Dans son rejet de la coupure épistémologique entre la science et la vie de la psyché, il retrouve les Grecs qui savaient concilier géométrie cosmos et aventure en divisant leur monde entre « Les vivants, les morts et ceux/ Qui partent sur la mer » (p.24).

Hiriart vit « Dans l’amitié des arbres » (p.78). Ici aussi - grandir oblige - il faut que « l’arbre/ Echappe au botaniste » : « Ne dis pas l’arbre/ Fais-le / si tu peux » (p.75). [Bashô disait : Learn of the pine from the pine » (« pour connaître l’arbre, approche-toi de l’arbre)] L’arbre représente une approche immédiate du réel : Le grand arbre cosmogonique ne se contente pas de relier le chtonien à l’ouranien par l’intermédiaire de la terre, il offre ses branches aux oiseaux et à l’immanence sensorielle du monde. Il rejoint l’ acrobate comme modèle de vie poétique présocratique : « Vivre de peu/ Comme un vieil arbre,/ En équilibriste,/ Chaque matin plus vaste,/ Content de la terre et du ciel » (p.81).

Les Surréalistes parisiens voulaient retrouver une réalité ontologique plus riche en ouvrant grandes les vannes de leur inconscient ; mais en écartant la rationalité humaine ils ont mis en valeur le côté sombre et inquiet de la nature humaine et privilégié le fantastique sur le merveilleux - comme Ted Hughes après eux.
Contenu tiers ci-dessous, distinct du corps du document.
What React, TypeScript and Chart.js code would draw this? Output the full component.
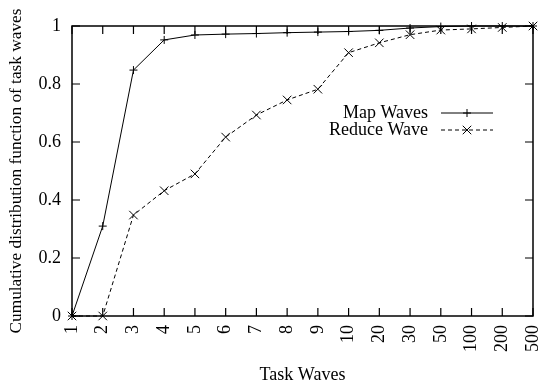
import { useEffect, useRef } from 'react';
import { Chart, registerables } from 'chart.js';
Chart.register(...registerables);

const categories = ['1', '2', '3', '4', '5', '6', '7', '8', '9', '10', '20', '30', '50', '100', '200', '500'];
const mapWaves = [0, 0.31, 0.848, 0.952, 0.969, 0.972, 0.974, 0.977, 0.979, 0.981, 0.985, 0.993, 0.998, 1, 1, 1];
const reduceWave = [0, 0, 0.348, 0.432, 0.49, 0.617, 0.693, 0.745, 0.782, 0.908, 0.942, 0.97, 0.986, 0.99, 0.995, 1];
const seriesNames = ['Map Waves', 'Reduce Wave'];
const xTitle = 'Task Waves';
const yTitle = 'Cumulative distribution function of task waves';
const yMin = 0;
const yMax = 1;
const yStep = 0.2;

const FONT = '"Liberation Serif", "Times New Roman", serif';
const FS = 18;

const framePlugin = {
  id: 'gnuFrame',
  afterDraw(chart: any) {
    const { ctx, chartArea, scales } = chart;
    const { left, right, top, bottom } = chartArea;
    const xs = scales.x;
    const ys = scales.y;
    ctx.save();
    ctx.strokeStyle = '#000';
    ctx.lineWidth = 1.5;
    ctx.setLineDash([]);
    ctx.strokeRect(left, top, right - left, bottom - top);
    const L = 8;
    ctx.lineWidth = 1.2;
    ctx.beginPath();
    xs.ticks.forEach((_: any, i: number) => {
      const px = xs.getPixelForTick(i);
      ctx.moveTo(px, bottom);
      ctx.lineTo(px, bottom - L);
      ctx.moveTo(px, top);
      ctx.lineTo(px, top + L);
    });
    ys.ticks.forEach((_: any, i: number) => {
      const py = ys.getPixelForTick(i);
      ctx.moveTo(left, py);
      ctx.lineTo(left + L, py);
      ctx.moveTo(right, py);
      ctx.lineTo(right - L, py);
    });
    ctx.stroke();

    // legend
    const textRight = right - 105;
    const lineStart = right - 92;
    const lineEnd = right - 40;
    const rowY = [top + 87, top + 104];
    ctx.font = `${FS}px ${FONT}`;
    ctx.fillStyle = '#000';
    ctx.textAlign = 'right';
    ctx.textBaseline = 'middle';
    chart.data.datasets.forEach((ds: any, i: number) => {
      const yy = rowY[i];
      ctx.fillText(ds.label, textRight, yy);
      ctx.lineWidth = 1;
      ctx.setLineDash(ds.borderDash || []);
      ctx.beginPath();
      ctx.moveTo(lineStart, yy);
      ctx.lineTo(lineEnd, yy);
      ctx.stroke();
      ctx.setLineDash([]);
      const cx = (lineStart + lineEnd) / 2;
      ctx.beginPath();
      if (ds.pointStyle === 'cross') {
        const r = ds.pointRadius;
        ctx.moveTo(cx - r, yy);
        ctx.lineTo(cx + r, yy);
        ctx.moveTo(cx, yy - r);
        ctx.lineTo(cx, yy + r);
      } else {
        const r = ds.pointRadius * Math.cos(Math.PI / 4);
        ctx.moveTo(cx - r, yy - r);
        ctx.lineTo(cx + r, yy + r);
        ctx.moveTo(cx - r, yy + r);
        ctx.lineTo(cx + r, yy - r);
      }
      ctx.stroke();
    });
    ctx.restore();
  },
};

export default function App() {
  const ref = useRef<HTMLCanvasElement | null>(null);
  useEffect(() => {
    document.body.style.margin = '0';
    if (!ref.current) return;
    const chart = new Chart(ref.current, {
      type: 'line',
      data: {
        labels: categories,
        datasets: [
          {
            label: seriesNames[0],
            data: mapWaves,
            borderColor: '#000',
            backgroundColor: '#000',
            borderWidth: 1,
            pointStyle: 'cross',
            pointRadius: 4,
            pointBorderWidth: 1,
            pointBorderColor: '#000',
            tension: 0,
            fill: false,
            clip: false as any,
          },
          {
            label: seriesNames[1],
            data: reduceWave,
            borderColor: '#000',
            backgroundColor: '#000',
            borderWidth: 1,
            borderDash: [4, 3],
            pointStyle: 'crossRot',
            pointRadius: 6,
            pointBorderWidth: 1,
            pointBorderColor: '#000',
            tension: 0,
            fill: false,
            clip: false as any,
          },
        ],
      },
      options: {
        responsive: false,
        animation: false,
        layout: { padding: { top: 26, right: 7, left: 0, bottom: 0 } },
        plugins: {
          legend: { display: false },
          tooltip: { enabled: false },
        },
        scales: {
          x: {
            type: 'category',
            offset: false,
            grid: { display: false, drawTicks: false },
            border: { display: false },
            ticks: {
              color: '#000',
              font: { family: FONT, size: FS },
              maxRotation: 90,
              minRotation: 90,
              padding: 9,
              autoSkip: false,
            },
            title: {
              display: true,
              text: xTitle,
              color: '#000',
              font: { family: FONT, size: FS },
              padding: { top: 0, bottom: 2 },
            },
            afterFit: (s: any) => {
              s.height = 72;
              s.paddingLeft = 0;
              s.paddingRight = 0;
            },
          },
          y: {
            min: yMin,
            max: yMax,
            grid: { display: false, drawTicks: false },
            border: { display: false },
            ticks: {
              stepSize: yStep,
              color: '#000',
              font: { family: FONT, size: FS },
              padding: 11,
              callback: (v: any) => String(Number(Number(v).toFixed(2))),
            },
            title: {
              display: true,
              text: yTitle,
              color: '#000',
              font: { family: FONT, size: 17.3 },
              padding: { top: 6, bottom: 0 },
            },
            afterFit: (s: any) => {
              s.width = 72;
              s.paddingTop = 0;
              s.paddingBottom = 0;
            },
          },
        },
      },
      plugins: [framePlugin],
    });
    return () => chart.destroy();
  }, []);
  return (
    <div style={{ width: 540, height: 388, background: '#fff' }}>
      <canvas ref={ref} width={540} height={388} style={{ display: 'block' }} />
    </div>
  );
}
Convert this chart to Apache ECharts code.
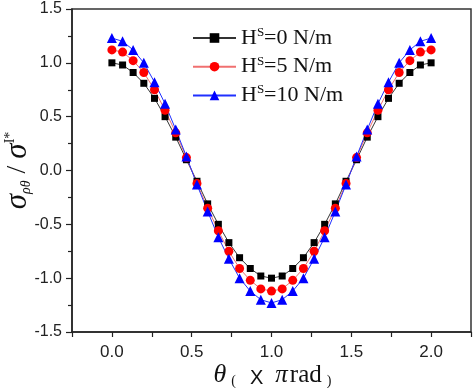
<!DOCTYPE html>
<html><head><meta charset="utf-8">
<script src="https://cdn.jsdelivr.net/npm/echarts@6/dist/echarts.min.js"></script>
<style>html,body{margin:0;padding:0;background:#fff}#c{width:474px;height:388px}</style>
</head><body><div id="c"></div>
<script>
const theta = [0, 0.067, 0.133, 0.2, 0.267, 0.333, 0.4, 0.467, 0.533, 0.6, 0.667, 0.733, 0.8, 0.867, 0.933, 1.0,
  1.067, 1.133, 1.2, 1.267, 1.333, 1.4, 1.467, 1.533, 1.6, 1.667, 1.733, 1.8, 1.867, 1.933, 2.0];
const hs0 = [1.00, 0.98, 0.91, 0.81, 0.67, 0.50, 0.31, 0.10, -0.10, -0.31, -0.50, -0.67, -0.81, -0.91, -0.98, -1.00,
  -0.98, -0.91, -0.81, -0.67, -0.50, -0.31, -0.10, 0.10, 0.31, 0.50, 0.67, 0.81, 0.91, 0.98, 1.00];
const hs5 = [1.12, 1.10, 1.02, 0.91, 0.75, 0.56, 0.35, 0.12, -0.12, -0.35, -0.56, -0.75, -0.91, -1.02, -1.10, -1.12,
  -1.10, -1.02, -0.91, -0.75, -0.56, -0.35, -0.12, 0.12, 0.35, 0.56, 0.75, 0.91, 1.02, 1.10, 1.12];
const hs10 = [1.23, 1.20, 1.12, 1.00, 0.82, 0.62, 0.38, 0.13, -0.13, -0.38, -0.62, -0.82, -1.00, -1.12, -1.20, -1.23,
  -1.20, -1.12, -1.00, -0.82, -0.62, -0.38, -0.13, 0.13, 0.38, 0.62, 0.82, 1.00, 1.12, 1.20, 1.23];
const seriesNames = ['H{sup|S}=0 N/m', 'H{sup|S}=5 N/m', 'H{sup|S}=10 N/m'];

const pair = (xs, ys) => xs.map((x, i) => [x, ys[i]]);
const fmt = v => {
  const h = v * 2;
  if (Math.abs(h - Math.round(h)) > 1e-6) return '';
  return v.toFixed(1);
};
const chart = echarts.init(document.getElementById('c'), null, {renderer: 'canvas'});
const serif = 'Liberation Serif';
chart.setOption({
  animation: false,
  backgroundColor: '#fff',
  grid: {left: 72, top: 9, right: 3, bottom: 56, outerBoundsMode: 'none', containLabel: false,
         show: true, borderColor: '#333', borderWidth: 1.5},
  legend: {
    orient: 'vertical', left: 192, top: 26, padding: 0, itemWidth: 43, itemHeight: 12, itemGap: 4.7,
    textStyle: {
      fontFamily: serif, fontSize: 22, color: '#111', lineHeight: 24,
      rich: {sup: {fontFamily: serif, fontSize: 13, verticalAlign: 'top', lineHeight: 13, color: '#111'}}
    }
  },
  xAxis: {
    type: 'value', min: -0.25, max: 2.25, interval: 0.25,
    axisLine: {onZero: false, lineStyle: {color: '#222', width: 1.5}},
    axisTick: {inside: false, length: 5, lineStyle: {color: '#222', width: 1.2}},
    splitLine: {show: false},
    axisLabel: {
      formatter: v => (v < -1e-6 || v > 2 + 1e-6) ? '' : fmt(v),
      fontFamily: 'Liberation Sans', fontSize: 17, color: '#222', margin: 12
    },
    name: '{t|θ}{p|(}{x|X}{pi|π}{r|rad}{p|)}',
    nameLocation: 'middle', nameGap: 28, nameMoveOverlap: false,
    nameTextStyle: {
      padding: [0, 0, 0, 8],
      rich: {
        t: {fontFamily: serif, fontStyle: 'italic', fontSize: 26, color: '#111', lineHeight: 28, verticalAlign: 'bottom'},
        p: {fontFamily: serif, fontSize: 14, color: '#111', verticalAlign: 'bottom', lineHeight: 14, padding: [0, 6, 0, 5]},
        x: {fontFamily: 'Liberation Sans', fontSize: 20, color: '#111', lineHeight: 23, verticalAlign: 'bottom', padding: [0, 12, 0, 8]},
        pi: {fontFamily: serif, fontStyle: 'italic', fontSize: 25, color: '#111', lineHeight: 26, verticalAlign: 'bottom'},
        r: {fontFamily: serif, fontSize: 25, color: '#111', lineHeight: 26, verticalAlign: 'bottom', padding: [0, 0, 0, 2]}
      }
    }
  },
  yAxis: {
    type: 'value', min: -1.5, max: 1.5, interval: 0.5,
    axisLine: {show: true, onZero: false, lineStyle: {color: '#222', width: 1.5}},
    axisTick: {show: true, inside: false, length: 6, lineStyle: {color: '#222', width: 1.2}},
    minorTick: {show: true, splitNumber: 2, length: 4, lineStyle: {color: '#222', width: 1.2}},
    splitLine: {show: false},
    axisLabel: {formatter: v => v.toFixed(1), fontFamily: 'Liberation Sans', fontSize: 16, color: '#222', margin: 10},
    name: '{s|σ}{sub|ρθ}{sl| / }{s|σ}{sup|I*}',
    nameLocation: 'middle', nameRotate: 90, nameGap: 39, nameMoveOverlap: false,
    nameTextStyle: {
      rich: {
        s: {fontFamily: serif, fontStyle: 'italic', fontSize: 31, color: '#111', lineHeight: 30},
        sub: {fontFamily: serif, fontStyle: 'italic', fontSize: 14, color: '#111', verticalAlign: 'bottom', lineHeight: 13},
        sl: {fontFamily: serif, fontSize: 28, color: '#111', lineHeight: 30},
        sup: {fontFamily: serif, fontSize: 14, color: '#111', verticalAlign: 'top', lineHeight: 13}
      }
    }
  },
  series: [
    {name: seriesNames[0], type: 'line', data: pair(theta, hs0), symbol: 'rect', symbolSize: 7,
     itemStyle: {color: '#000'}, lineStyle: {color: '#333', width: 1}},
    {name: seriesNames[1], type: 'line', data: pair(theta, hs5), symbol: 'circle', symbolSize: 9,
     itemStyle: {color: '#f00'}, lineStyle: {color: '#f07070', width: 1}},
    {name: seriesNames[2], type: 'line', data: pair(theta, hs10), symbol: 'triangle', symbolSize: 10,
     itemStyle: {color: '#0000ff'}, lineStyle: {color: '#2030ff', width: 1}}
  ]
});
</script></body></html>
Plus proche des surréalistes belges, Hiriart, s’il est sensible comme ses Saltimbanques favoris à la précarité de la destinée humaine et de l’inspiration, comme Kenneth White réunifie les deux hémisphères de la psyché humaine pour retrouver un « Chemin de chamanes » » joyeux. cher à l’Ecossais.

Les poèmes qui constituent le volume, tous très courts et en vers libres eux-mêmes courts ou en prose simple, bénéficient des encres pleines de clarté de Robert Brandy.

P.-S.

Emmanuel Hiriart est né en 1966. Il a publié des poèmes dans de nombreuses revues, en France et à l’étranger, et plusieurs recueils aux éditions Edinter. Son dernier recueil s’intitule Je voulais grandir davantage.